◆ STATED EXERCISE
For each line below that contains the string "this", copy that line.

◆ DATASET
▼

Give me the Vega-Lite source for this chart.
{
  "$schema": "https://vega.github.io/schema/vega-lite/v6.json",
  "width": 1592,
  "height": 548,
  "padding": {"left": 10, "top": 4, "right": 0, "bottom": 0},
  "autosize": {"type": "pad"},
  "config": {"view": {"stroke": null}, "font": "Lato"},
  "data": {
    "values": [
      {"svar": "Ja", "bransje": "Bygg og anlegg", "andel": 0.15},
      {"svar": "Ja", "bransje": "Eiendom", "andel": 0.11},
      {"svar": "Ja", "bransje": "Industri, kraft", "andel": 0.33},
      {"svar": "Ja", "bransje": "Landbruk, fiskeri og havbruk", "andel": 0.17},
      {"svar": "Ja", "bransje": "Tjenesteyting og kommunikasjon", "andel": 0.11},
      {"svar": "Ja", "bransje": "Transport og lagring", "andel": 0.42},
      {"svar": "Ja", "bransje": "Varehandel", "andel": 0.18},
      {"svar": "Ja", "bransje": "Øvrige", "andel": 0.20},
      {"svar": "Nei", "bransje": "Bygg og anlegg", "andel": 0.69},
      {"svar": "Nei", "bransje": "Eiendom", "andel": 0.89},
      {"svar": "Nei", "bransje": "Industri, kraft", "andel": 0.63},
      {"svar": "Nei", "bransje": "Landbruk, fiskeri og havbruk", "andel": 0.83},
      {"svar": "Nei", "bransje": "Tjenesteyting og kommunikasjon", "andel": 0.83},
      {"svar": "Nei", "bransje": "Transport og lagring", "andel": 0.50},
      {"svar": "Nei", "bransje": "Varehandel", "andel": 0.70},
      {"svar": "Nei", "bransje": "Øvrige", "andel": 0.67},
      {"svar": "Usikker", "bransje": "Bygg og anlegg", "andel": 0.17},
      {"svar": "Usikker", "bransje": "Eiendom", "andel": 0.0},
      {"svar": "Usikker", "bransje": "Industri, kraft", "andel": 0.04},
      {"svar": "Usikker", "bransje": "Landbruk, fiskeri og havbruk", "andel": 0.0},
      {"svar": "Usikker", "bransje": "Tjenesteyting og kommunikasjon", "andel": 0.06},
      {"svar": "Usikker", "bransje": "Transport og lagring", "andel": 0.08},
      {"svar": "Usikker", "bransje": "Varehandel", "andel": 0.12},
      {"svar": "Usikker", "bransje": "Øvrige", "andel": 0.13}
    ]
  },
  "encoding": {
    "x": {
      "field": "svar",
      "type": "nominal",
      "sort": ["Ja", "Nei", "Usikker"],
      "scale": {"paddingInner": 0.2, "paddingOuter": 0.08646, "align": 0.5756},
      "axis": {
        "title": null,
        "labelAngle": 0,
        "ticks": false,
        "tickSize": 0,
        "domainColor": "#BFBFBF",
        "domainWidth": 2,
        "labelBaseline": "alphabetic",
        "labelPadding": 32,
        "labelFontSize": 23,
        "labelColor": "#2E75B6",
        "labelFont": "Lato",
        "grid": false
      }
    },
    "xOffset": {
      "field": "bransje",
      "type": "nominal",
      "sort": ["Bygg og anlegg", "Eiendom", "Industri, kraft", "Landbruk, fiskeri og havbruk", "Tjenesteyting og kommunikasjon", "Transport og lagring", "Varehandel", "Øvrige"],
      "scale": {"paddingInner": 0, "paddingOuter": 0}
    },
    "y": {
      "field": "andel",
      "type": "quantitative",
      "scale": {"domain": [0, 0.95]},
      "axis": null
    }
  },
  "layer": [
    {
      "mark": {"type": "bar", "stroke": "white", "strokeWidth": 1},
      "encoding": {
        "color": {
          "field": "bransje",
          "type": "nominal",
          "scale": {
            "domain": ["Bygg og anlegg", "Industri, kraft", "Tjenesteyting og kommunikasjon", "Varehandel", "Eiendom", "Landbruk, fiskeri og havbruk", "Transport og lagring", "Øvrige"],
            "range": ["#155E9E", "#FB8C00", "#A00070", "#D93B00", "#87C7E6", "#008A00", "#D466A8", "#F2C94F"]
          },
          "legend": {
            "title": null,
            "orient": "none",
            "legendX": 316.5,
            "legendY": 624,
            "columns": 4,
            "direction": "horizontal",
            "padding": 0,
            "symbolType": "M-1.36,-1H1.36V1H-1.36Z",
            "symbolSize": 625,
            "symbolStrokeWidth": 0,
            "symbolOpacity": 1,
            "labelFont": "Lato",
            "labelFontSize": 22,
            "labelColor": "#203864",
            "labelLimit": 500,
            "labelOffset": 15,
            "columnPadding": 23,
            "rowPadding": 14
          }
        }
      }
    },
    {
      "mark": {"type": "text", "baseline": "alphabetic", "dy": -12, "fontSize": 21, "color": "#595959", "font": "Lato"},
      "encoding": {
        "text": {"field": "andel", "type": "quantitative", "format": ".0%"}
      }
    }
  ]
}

▲
▼

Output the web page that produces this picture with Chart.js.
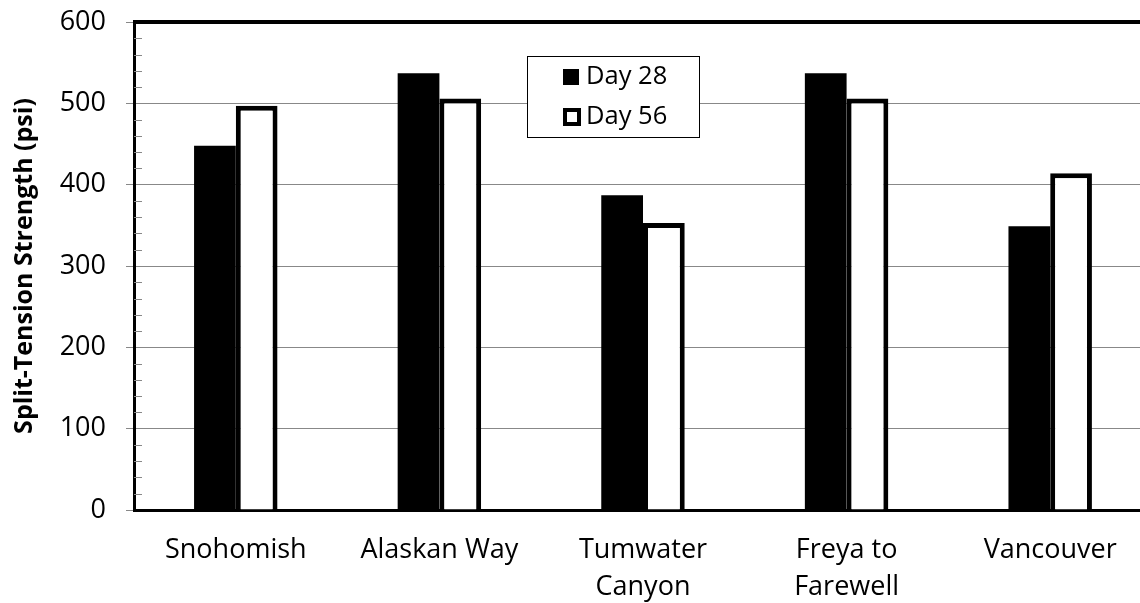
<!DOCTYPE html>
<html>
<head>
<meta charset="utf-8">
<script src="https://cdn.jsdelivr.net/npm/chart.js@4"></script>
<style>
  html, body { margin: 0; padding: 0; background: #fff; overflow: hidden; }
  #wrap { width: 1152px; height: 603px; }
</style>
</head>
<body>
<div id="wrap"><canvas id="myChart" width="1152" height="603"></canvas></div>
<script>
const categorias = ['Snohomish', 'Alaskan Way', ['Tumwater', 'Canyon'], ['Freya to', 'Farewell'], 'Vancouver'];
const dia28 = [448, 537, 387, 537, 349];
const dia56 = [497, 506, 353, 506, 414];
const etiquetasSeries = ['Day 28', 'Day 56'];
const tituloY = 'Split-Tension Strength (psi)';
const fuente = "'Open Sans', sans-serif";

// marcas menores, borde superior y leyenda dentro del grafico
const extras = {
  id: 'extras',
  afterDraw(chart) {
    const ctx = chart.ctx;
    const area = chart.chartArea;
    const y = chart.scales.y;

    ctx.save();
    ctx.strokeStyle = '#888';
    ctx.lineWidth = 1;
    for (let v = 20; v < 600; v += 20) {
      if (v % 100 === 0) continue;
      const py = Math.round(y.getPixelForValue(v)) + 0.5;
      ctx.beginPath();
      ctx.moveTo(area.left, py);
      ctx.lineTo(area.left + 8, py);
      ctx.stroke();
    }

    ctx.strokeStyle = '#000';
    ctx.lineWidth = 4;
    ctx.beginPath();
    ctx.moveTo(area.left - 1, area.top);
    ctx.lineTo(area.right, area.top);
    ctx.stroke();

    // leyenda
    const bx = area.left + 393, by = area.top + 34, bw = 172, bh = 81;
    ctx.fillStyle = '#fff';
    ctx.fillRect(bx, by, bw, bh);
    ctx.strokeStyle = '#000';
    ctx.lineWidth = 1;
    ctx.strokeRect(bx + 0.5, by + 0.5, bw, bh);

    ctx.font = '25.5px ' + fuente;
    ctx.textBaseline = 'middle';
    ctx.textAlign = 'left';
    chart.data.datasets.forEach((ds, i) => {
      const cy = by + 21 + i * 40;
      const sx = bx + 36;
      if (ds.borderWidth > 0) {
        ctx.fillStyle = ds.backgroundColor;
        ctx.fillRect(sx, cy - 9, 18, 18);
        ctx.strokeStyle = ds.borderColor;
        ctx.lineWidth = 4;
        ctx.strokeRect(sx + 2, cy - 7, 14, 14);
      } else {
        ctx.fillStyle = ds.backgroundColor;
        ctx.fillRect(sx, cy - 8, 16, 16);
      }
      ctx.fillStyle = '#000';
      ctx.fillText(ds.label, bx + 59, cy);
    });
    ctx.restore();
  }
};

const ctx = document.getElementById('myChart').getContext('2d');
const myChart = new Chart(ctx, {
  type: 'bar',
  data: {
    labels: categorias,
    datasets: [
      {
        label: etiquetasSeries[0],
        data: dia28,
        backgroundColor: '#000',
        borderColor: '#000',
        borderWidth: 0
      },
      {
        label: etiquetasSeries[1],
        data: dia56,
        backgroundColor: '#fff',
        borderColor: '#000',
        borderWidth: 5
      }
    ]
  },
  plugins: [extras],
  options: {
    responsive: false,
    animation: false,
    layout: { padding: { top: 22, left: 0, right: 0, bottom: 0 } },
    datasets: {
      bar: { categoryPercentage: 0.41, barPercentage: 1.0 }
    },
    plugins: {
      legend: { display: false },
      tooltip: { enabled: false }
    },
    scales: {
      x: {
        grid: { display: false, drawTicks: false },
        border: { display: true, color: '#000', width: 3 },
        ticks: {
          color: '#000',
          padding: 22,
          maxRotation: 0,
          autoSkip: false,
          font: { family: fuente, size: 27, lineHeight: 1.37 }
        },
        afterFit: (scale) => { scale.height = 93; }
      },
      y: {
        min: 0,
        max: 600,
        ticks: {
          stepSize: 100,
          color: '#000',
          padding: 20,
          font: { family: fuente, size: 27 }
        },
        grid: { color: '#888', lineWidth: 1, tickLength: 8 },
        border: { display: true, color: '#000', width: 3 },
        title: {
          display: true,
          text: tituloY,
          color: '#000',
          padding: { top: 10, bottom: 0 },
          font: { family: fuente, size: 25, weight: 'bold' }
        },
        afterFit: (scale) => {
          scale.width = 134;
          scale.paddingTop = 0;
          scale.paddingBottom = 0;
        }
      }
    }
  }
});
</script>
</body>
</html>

▲

◆ ANSWER TO THE TASK
Give me the Vega-Lite source for this chart.
Output the web page that produces this picture with Chart.js.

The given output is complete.